In a study published in the Pediatrics Journal, researchers interviewed a sample size of students of 5,000 teenagers between the ages of 11 to 17. They were asked if they had ever thought of attempting suicide or if they had had a lot of conversations about death or dying.
The teens’ parents were also asked if they believed their children had had such thoughts before.
About half of the parents whose children have thought of such things were oblivious. This suggests a disconnection between parents and children which was not surprising.
Senior Lecturer, and a Social and Community Psychologist at the University of Ghana Psychology Department, Dr. Johnny Andoh-Arthur has revealed that the disconnection between parents and their children is a key risk for mental health challenges among children. According to him;
“Parents often find it challenging to identify their children’s mental health issues. There is a significant lack of awareness and knowledge about mental health among parents. This lack of understanding can hinder their ability to recognize signs and symptoms of mental illness in their children. It is also important to note that parents may not always be aware of their own mental health concerns, and this can impact their ability to identify similar issues in their children.”
Dr. Johnny Andoh added that cultural factors that silence children is another reason for neglect of their mental health.
“Cultural factors can come into play. In some cultures, there may be expectations or norms that discourage open discussions about mental health, which can further silence children and make it harder for parents to identify their struggles.“
Why do children stay quiet?
Most juveniles are not able to recognize the feelings and thoughts they experience. It makes it difficult for them to tell their parents. Some children also believe informing their parents about how they feel will be seen as worrying the parents while others think of how their parents may react.
More often than not, results in parents missing out on the signs of the depressive situation the child may be in or likely to be misinterpreted.
What are the possible causes?
Another survey conducted by the 2021 Youth Risk Behavioural Survey reported that 42% of high school students noted persistent feelings of hopelessness and sadness. 22%, according to the survey were classified as suicide, while 10% of the students attempted suicide.

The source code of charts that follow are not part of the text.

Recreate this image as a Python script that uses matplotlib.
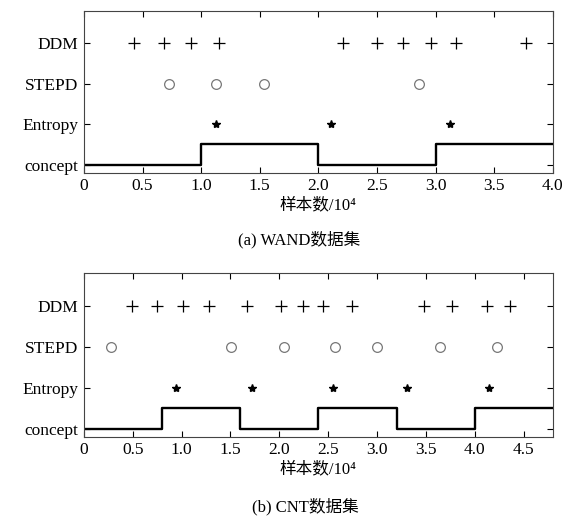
import matplotlib
matplotlib.use("Agg")
import matplotlib.pyplot as plt

plt.rcParams['font.family'] = ['Liberation Serif', 'Noto Sans CJK SC', 'DejaVu Serif']

levels = ['concept', 'Entropy', 'STEPD', 'DDM']

# (a) WAND
wand_ddm = [0.43, 0.68, 0.915, 1.155, 2.21, 2.50, 2.72, 2.96, 3.17, 3.77]
wand_stepd = [0.73, 1.13, 1.535, 2.855]
wand_entropy = [1.13, 2.11, 3.12]
wand_concept_x = [0, 1.0, 2.0, 3.0, 4.0]
wand_concept_y = [1, 1.5, 1, 1.5, 1.5]

# (b) CNT
cnt_ddm = [0.49, 0.75, 1.01, 1.28, 1.67, 2.02, 2.24, 2.45, 2.74, 3.48, 3.77, 4.13, 4.36]
cnt_stepd = [0.28, 1.51, 2.05, 2.57, 3.0, 3.65, 4.23]
cnt_entropy = [0.94, 1.72, 2.55, 3.31, 4.15]
cnt_concept_x = [0, 0.8, 1.6, 2.4, 3.2, 4.0, 4.8]
cnt_concept_y = [1, 1.5, 1, 1.5, 1, 1.5, 1.5]

fig = plt.figure(figsize=(5.67, 5.22), dpi=100)


def draw(ax, ddm, stepd, entropy, cx, cy, xmax, xticks):
    ax.step(cx, cy, where='post', color='black', lw=1.7)
    ax.plot(ddm, [4] * len(ddm), linestyle='none', marker='+', color='black',
            markersize=8, markeredgewidth=0.9)
    ax.plot(stepd, [3] * len(stepd), linestyle='none', marker='o', markerfacecolor='none',
            markeredgecolor='#777777', markersize=7, markeredgewidth=0.9)
    ax.plot(entropy, [2] * len(entropy), linestyle='none', marker='*', color='black',
            markersize=6)
    ax.set_xlim(0, xmax)
    ax.set_ylim(0.8, 4.8)
    ax.set_yticks([1, 2, 3, 4])
    ax.set_yticklabels(levels)
    ax.set_xticks(xticks)
    ax.set_xticklabels(['0'] + ['%.1f' % t for t in xticks[1:]])
    ax.tick_params(direction='in', top=True, right=True, length=4, labelsize=12.5,
                   width=0.8, pad=4)
    for s in ax.spines.values():
        s.set_linewidth(0.8)
        s.set_color('#444444')
    ax.set_xlabel('样本数/10⁴', fontsize=12, labelpad=2)


ax1 = fig.add_axes([0.148, 0.669, 0.827, 0.310])
draw(ax1, wand_ddm, wand_stepd, wand_entropy, wand_concept_x, wand_concept_y, 4.0,
     [0, 0.5, 1.0, 1.5, 2.0, 2.5, 3.0, 3.5, 4.0])
fig.text(0.528, 1 - 240 / 522, '(a) WAND数据集', ha='center', va='center', fontsize=12)

ax2 = fig.add_axes([0.148, 0.163, 0.827, 0.314])
draw(ax2, cnt_ddm, cnt_stepd, cnt_entropy, cnt_concept_x, cnt_concept_y, 4.8,
     [0, 0.5, 1.0, 1.5, 2.0, 2.5, 3.0, 3.5, 4.0, 4.5])
fig.text(0.538, 1 - 507 / 522, '(b) CNT数据集', ha='center', va='center', fontsize=12)

fig.savefig('out.png', dpi=100)
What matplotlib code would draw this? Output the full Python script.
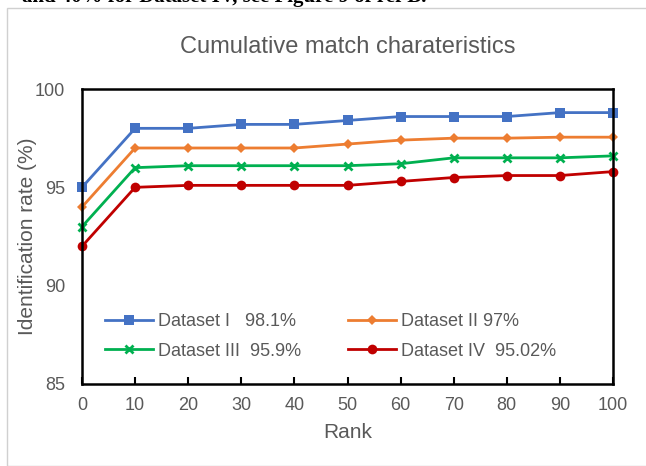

Anxiety, stress, and isolation are some of the factors that accounted for this as well as unrealistic comparisons and unhealthy thoughts.
The 2021 Youth Risk Behavioural Survey noted that 16% of High school students faced cyberbullying.
These two reports depict how young ones suffer mental breakdowns but are not able to open up to their parents.
What are some of the signs parents should be on the lookout for?
- When your child begins to act sad or mood swings
- Oftenly getting irritated
- Complaining of fatigue, headache, stomachaches, etc.
- Socially withdrawn
- Change in eating habits
- Drop in academic performance
- Change in sleep patterns
How can parents help their children?
Dr. Johnny Andoh suggests parents should understand that their children have unique personalities that come with varying needs and challenges.
He also entreated parents to exercise patience and empathy towards their children, all whiles being present in their lives.
“As parents, they need to be more empathetic and present in the lives of their children. Parents should encourage their children even when they suffer setbacks in academics and other areas of their lives and should teach them how to cope with life adversities.”
“They should not compare their children with other people’s children or even among siblings. They should rather create a healthy climate in which every child has the opportunity to grow through opportunities and adversities.”
It is essential for parents to increase their understanding of mental health and seek help when in crisis. This will help them to understand their children in unique personalities with varying needs.